Precarização do trabalho

Ainda segundo o economista Gustavo Cavarzan, a entrada das fintechs no sistema financeiro nacional gerou um movimento de trabalho no setor, com redução do emprego bancário, porém aumento de atividade em todo o ramo financeiro. “Com isso, está havendo uma fragmentação do emprego no setor, que tem como consequência condições de trabalho mais precárias: menores salários, maior jornada, menor tempo de emprego, maior rotatividade, menos direitos”, ressaltou.

Enquanto os bancos tradicionais pagam contribuição sobre o lucro líquido de cerca de 20%, em média, as fintechs pagam 9%. Além disso, as fintechs não estão sob as mesmas responsabilidades que os bancos precisam cumprir sobre as questões trabalhistas e de segurança de dados dos clientes.

“Perde o governo, com menos arrecadação, perde o trabalhador e perde o cliente”, reforçou a presidente da Federação das Trabalhadoras e dos Trabalhadores no Ramo Financeiro do Estado do Rio de Janeiro (Federa-RJ), Adriana Nalesso. “Quando fazemos reuniões nos bancos, a categoria costuma dizer que o emprego bancário está acabando. Eu digo que não está acabando, está se deslocando para a precarização, na medida em que atuam hoje, como bancos, no setor financeiro, plataformas digitais que contratam o trabalhador como um ‘personal bankers’, com a promessa de que terá mais autonomia e liberdade para administrar o seu tempo. Mas nós sabemos que essa não é a realidade”, destacou.

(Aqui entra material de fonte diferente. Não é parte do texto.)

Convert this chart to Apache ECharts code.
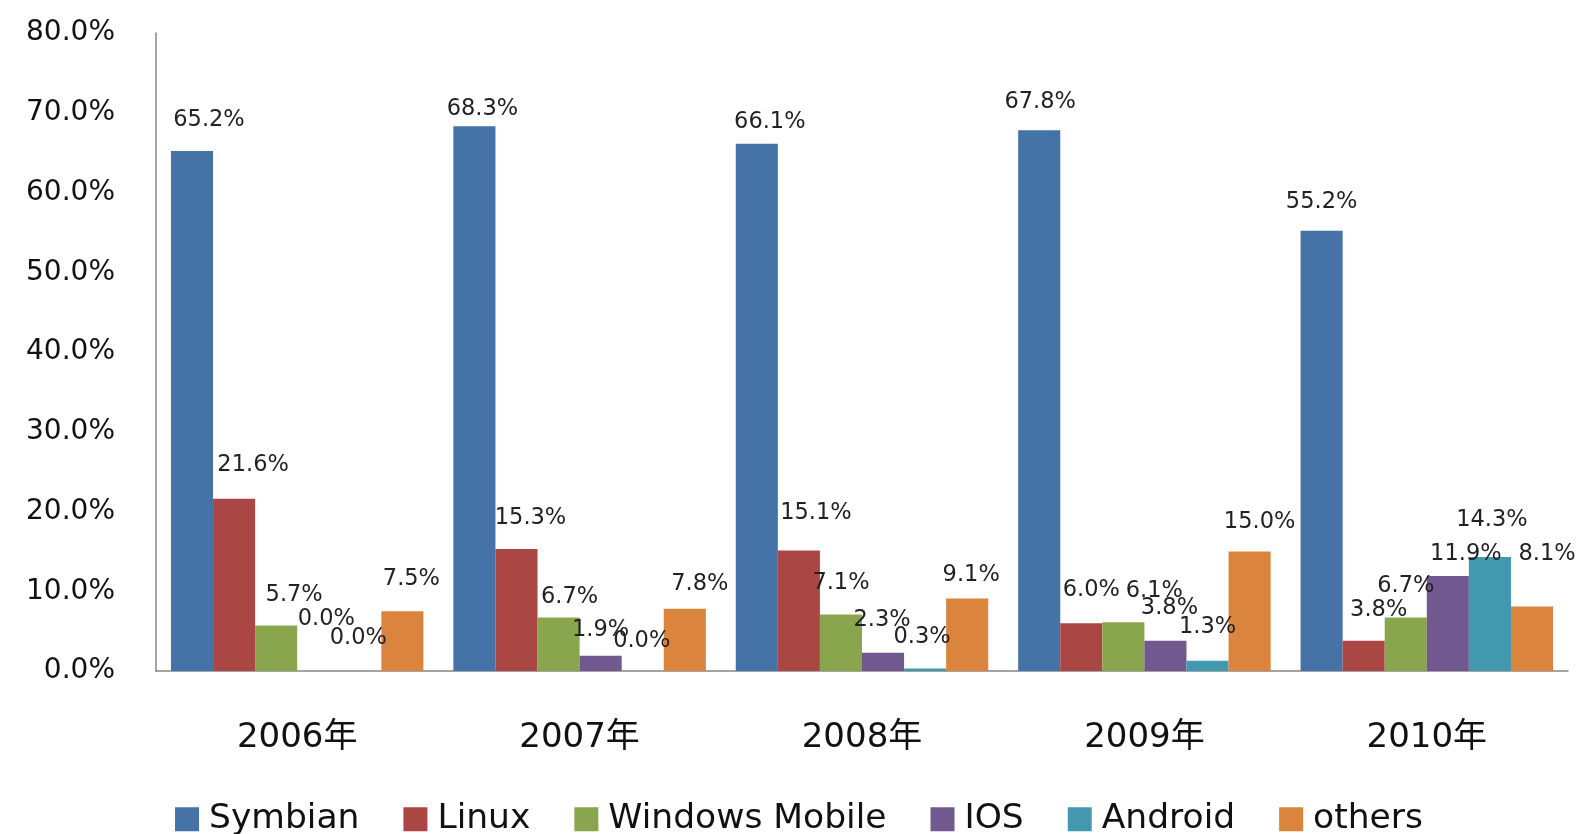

O presidente do Sindicato dos Bancários e Financeiros do Rio de Janeiro (Seeb/Rio), José Ferreira, completou que o debate precisa ser levado adiante para toda a sociedade. “Mas isso não vai acontecer por si só, porque não há interesse de quem organiza o ramo financeiro, digo, inclusive do BC. Por isso que nós, trabalhadores, temos o desafio de fazer essa discussão sobre esse cenário que, somado à desorganização total do trabalho que foi promovido na reforma trabalhista de Temer (em 2017) e que liberou a terceirização para todas as atividades de uma empresa, contribui ainda mais para a superexploração”, pontudo.